Theatres spend a lot of time putting on well-known stories (the West End is full of film adaptations and revived shows). During a recent production of Great Expectations I found myself wondering why on earth the theatre was doing it. But then, if you build a palace of culture, I thought smugly, you have to fill it with product. During the interval in the Dickens show, I noticed a couple of people who’d clearly not been to the theatre before, and certainly didn’t know the story, talking about it with great enthusiasm. Then, at the point in act two where Pip returns to the marshes and offers to marry the girl he left behind and discovers she is betrothed to his brother–in-law, one of them shouted “oh no!” in a loud voice. A brief chuckle scattered throughout the auditorium, but it was a supportive, understanding laugh in which we recognised surprise and pleasure in a well-turned story.

Like losing your virginity, you only get that surprise and pleasure once. Ask anyone who’s directed a comedy for the stage. You have to remember the first time you read that comedy as it’s never that funny again. Tragedy, on the other hand, is perpetually hilarious, in rehearsal at least.

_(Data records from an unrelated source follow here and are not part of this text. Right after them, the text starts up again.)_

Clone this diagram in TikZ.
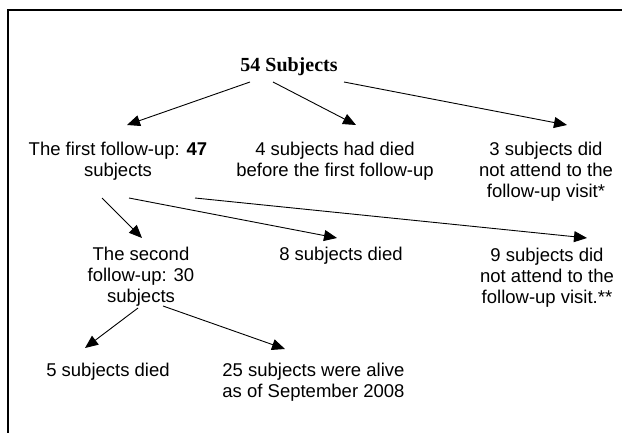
\documentclass[tikz,border=0pt]{standalone}
\usepackage{fontspec}
\setmainfont{Liberation Sans}
\newfontfamily\headfont{Liberation Serif}
\usetikzlibrary{arrows.meta, calc}

\begin{document}
\begin{tikzpicture}[x=1pt, y=-1pt, line width=0.9pt,
    txt/.style={font=\fontsize{18.5}{21}\selectfont, align=center, inner sep=0pt, anchor=north},
    arr/.style={-{Triangle[length=13pt, width=11pt]}}]
    \useasboundingbox (0,0) rectangle (622,433);
    \draw[line width=1.2pt] (8,433) -- (8,10) -- (622,10);
    % nodes
    \node[txt, font=\headfont\bfseries\fontsize{20}{24}\selectfont] (n54) at (289,57) {54 Subjects};
    \node[txt] (first) at (118,142) {The first follow-up: \textbf{47}\\subjects};
    \node[txt] (died4) at (335,142) {4 subjects had died\\before the first follow-up};
    \node[txt] (visit3) at (546,142) {3 subjects did\\not attend to the\\follow-up visit*};
    \node[txt] (second) at (141,247) {The second\\follow-up: 30\\subjects};
    \node[txt] (died8) at (341,247) {8 subjects died};
    \node[txt] (visit9) at (547,248) {9 subjects did\\not attend to the\\follow-up visit.**};
    \node[txt] (died5) at (108,363) {5 subjects died};
    \node[txt, align=left, anchor=north west] (alive25) at (222,363) {25 subjects were alive\\as of September 2008};
    % arrows
    \draw[arr] ($(n54.north)+(-39,25)$) -- ($(first.north)+(9,-17)$);
    \draw[arr] ($(n54.north)+(-16,25)$) -- ($(died4.north)+(21,-17)$);
    \draw[arr] ($(n54.north)+(55,25)$) -- ($(visit3.north)+(21,-17)$);
    \draw[arr] ($(first.north)+(-16,56)$) -- ($(second.north)+(1,-9)$);
    \draw[arr] ($(first.north)+(11,56)$) -- ($(died8.north)+(-4,-9)$);
    \draw[arr] ($(first.north)+(77,56)$) -- ($(visit9.north)+(40,-10)$);
    \draw[arr] ($(second.north)+(-3,61)$) -- ($(died5.north)+(-23,-15)$);
    \draw[arr] ($(second.north)+(22,59)$) -- ($(alive25.north west)+(63,-14)$);
\end{tikzpicture}
\end{document}
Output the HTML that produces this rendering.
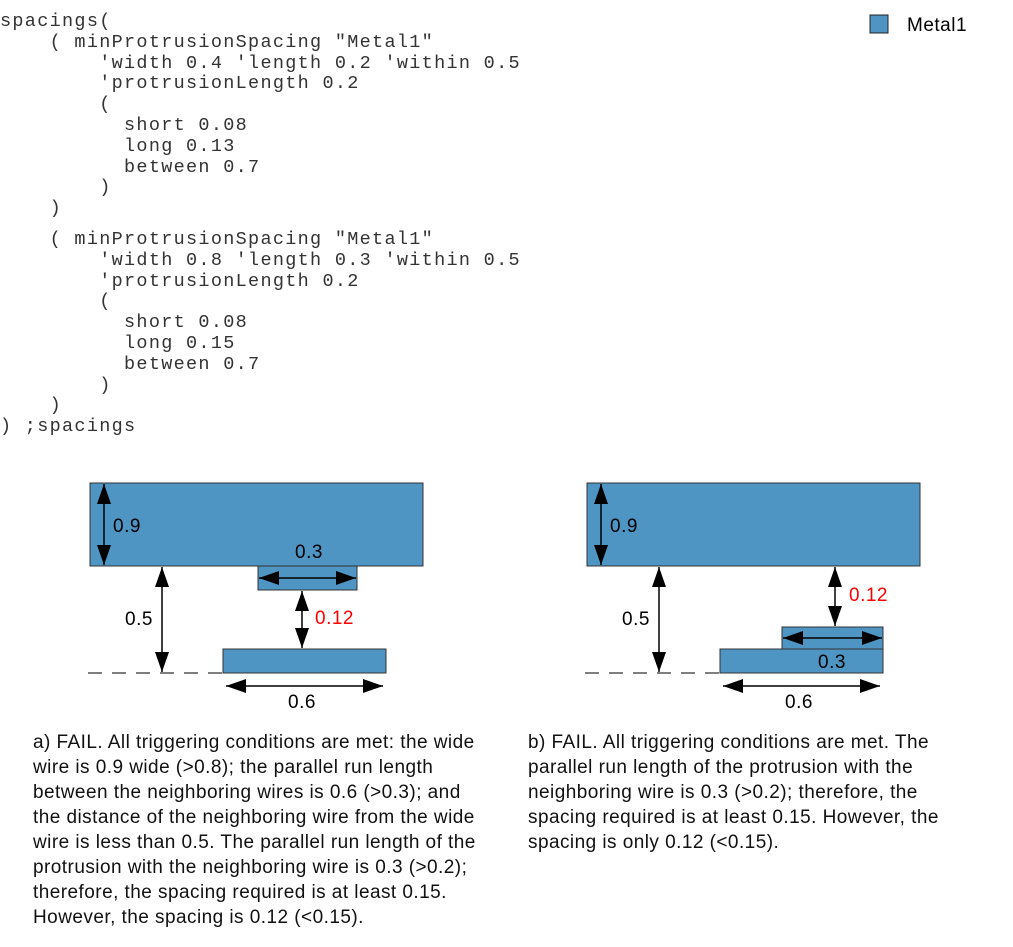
<!DOCTYPE html>
<html><head><style>
body{margin:0;width:1013px;height:947px;background:#fff;position:relative;overflow:hidden}
pre{position:absolute;left:0;top:12px;margin:0;font-family:"Liberation Mono",monospace;font-size:18.5px;letter-spacing:1.3px;line-height:20.8px;color:#333}
.cap{position:absolute;font-family:"Liberation Sans",sans-serif;font-size:19px;letter-spacing:0.45px;line-height:25px;color:#111}
svg{position:absolute;left:0;top:0}
</style></head><body>
<pre>spacings(
    ( minProtrusionSpacing "Metal1"
        'width 0.4 'length 0.2 'within 0.5
        'protrusionLength 0.2
        (
          short 0.08
          long 0.13
          between 0.7
        )
    )</pre>
<pre style="top:230px">    ( minProtrusionSpacing "Metal1"
        'width 0.8 'length 0.3 'within 0.5
        'protrusionLength 0.2
        (
          short 0.08
          long 0.15
          between 0.7
        )
    )
) ;spacings</pre>
<svg width="1013" height="947" font-family="Liberation Sans, sans-serif" font-size="19" letter-spacing="0.5">
<defs>
<marker id="a" viewBox="0 0 20 14" refX="20" refY="7" markerWidth="20" markerHeight="14" markerUnits="userSpaceOnUse" orient="auto-start-reverse"><path d="M0,0L20,7L0,14z" fill="#000"/></marker>
</defs>
<rect x="870" y="15" width="18" height="18" fill="#4f95c3" stroke="#222"/>
<text x="907" y="31">Metal1</text>
<g stroke="#333" fill="#4f95c3">
<rect x="90" y="483" width="333" height="83"/>
<rect x="258" y="566" width="99" height="24"/>
<rect x="223" y="649" width="163" height="24"/>
<rect x="587" y="483" width="333" height="83"/>
<rect x="782" y="627" width="101" height="22"/>
<rect x="720" y="649" width="163" height="24"/>
</g>
<g stroke="#555" stroke-width="1.5" stroke-dasharray="14,10">
<line x1="88" y1="673" x2="223" y2="673"/>
<line x1="585" y1="673" x2="720" y2="673"/>
</g>
<g stroke="#000" stroke-width="1.5" marker-start="url(#a)" marker-end="url(#a)">
<line x1="104" y1="484" x2="104" y2="565"/>
<line x1="162" y1="567" x2="162" y2="672"/>
<line x1="302" y1="591" x2="302" y2="648"/>
<line x1="259" y1="578" x2="356" y2="578"/>
<line x1="226" y1="686" x2="383" y2="686"/>
<line x1="601" y1="484" x2="601" y2="565"/>
<line x1="659" y1="567" x2="659" y2="672"/>
<line x1="835" y1="567" x2="835" y2="626"/>
<line x1="783" y1="638" x2="882" y2="638"/>
<line x1="723" y1="686" x2="880" y2="686"/>
</g>
<g fill="#000">
<text x="113" y="532">0.9</text>
<text x="125" y="625">0.5</text>
<text x="295" y="558">0.3</text>
<text x="288" y="708">0.6</text>
<text x="610" y="532">0.9</text>
<text x="622" y="625">0.5</text>
<text x="818" y="668">0.3</text>
<text x="785" y="708">0.6</text>
</g>
<text x="315" y="624" fill="#f00">0.12</text>
<text x="849" y="601" fill="#f00">0.12</text>
</svg>
<div class="cap" style="left:33px;top:730px;width:480px">a) FAIL. All triggering conditions are met: the wide<br>wire is 0.9 wide (&gt;0.8); the parallel run length<br>between the neighboring wires is 0.6 (&gt;0.3); and<br>the distance of the neighboring wire from the wide<br>wire is less than 0.5. The parallel run length of the<br>protrusion with the neighboring wire is 0.3 (&gt;0.2);<br>therefore, the spacing required is at least 0.15.<br>However, the spacing is 0.12 (&lt;0.15).</div>
<div class="cap" style="left:528px;top:730px;width:480px">b) FAIL. All triggering conditions are met. The<br>parallel run length of the protrusion with the<br>neighboring wire is 0.3 (&gt;0.2); therefore, the<br>spacing required is at least 0.15. However, the<br>spacing is only 0.12 (&lt;0.15).</div>
</body></html>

The Tenant of Wildfell Hall, Bolton Octagon, image by Richard DavenportSo Bolton Octagon took my Brontë virginity, and I was delighted to surrender.

Anne Brontë was only 28 when she wrote The Tenant of Wildfell Hall, a book about the consequences of women’s unjust legal subjugation to men and the emotional confusion and distress that often went with it. But not all her men are bad men, and not all her women good.

It’s socially complex and a bit of a thriller, triggered by the arrival in the village of a new tenant at the run-down mansion, Wildfell Hall. Soon the tongues are wagging and, by the end of the first act, Brontë first-timers like me are wondering what on earth the mysterious widow Mrs Graham, the eponymous new tenant, has done to deserve the opprobrious gossip of the village? Could it simply be that she has replaced Eliza, daughter of the Reverned Millward, in the affections of our muscular farmer hero Gilbert Markham, or is there more to it?

All is revealed in act two, of course, and rather satisfactorily. There is an interesting moment which only a Brontë naïf can appreciate where one of the characters may or may not die. If you’ve read the book – as my partner had done – you’re thinking ‘oh, get on with it’ but if you’re me, you’re on tenterhooks.

The cast of eight give fine, nicely detailed performances, but Phoebe Pryce excels as Mrs Graham, a woman with balls, and Natasha Davidson shades Eliza’s move from girlish-intended to woman-scorned brilliantly. There’s a child and a dog in it too, both of whom acquit themselves admirably but don’t steal the show.

Played in the round on a tiny stage, we feel like we’re in the room with the action. Amanda Stoodley’s design evokes a Yorkshire cottage and a country house very simply, with costumes beautifully realised in considerable detail. But the play is transferring York Theatre Royal, a proscenium arch theatre with 900 seats, so that’ll be interesting.

If I have a gripe about the play, it’s only this: Gilbert Markham was a very clean farmer.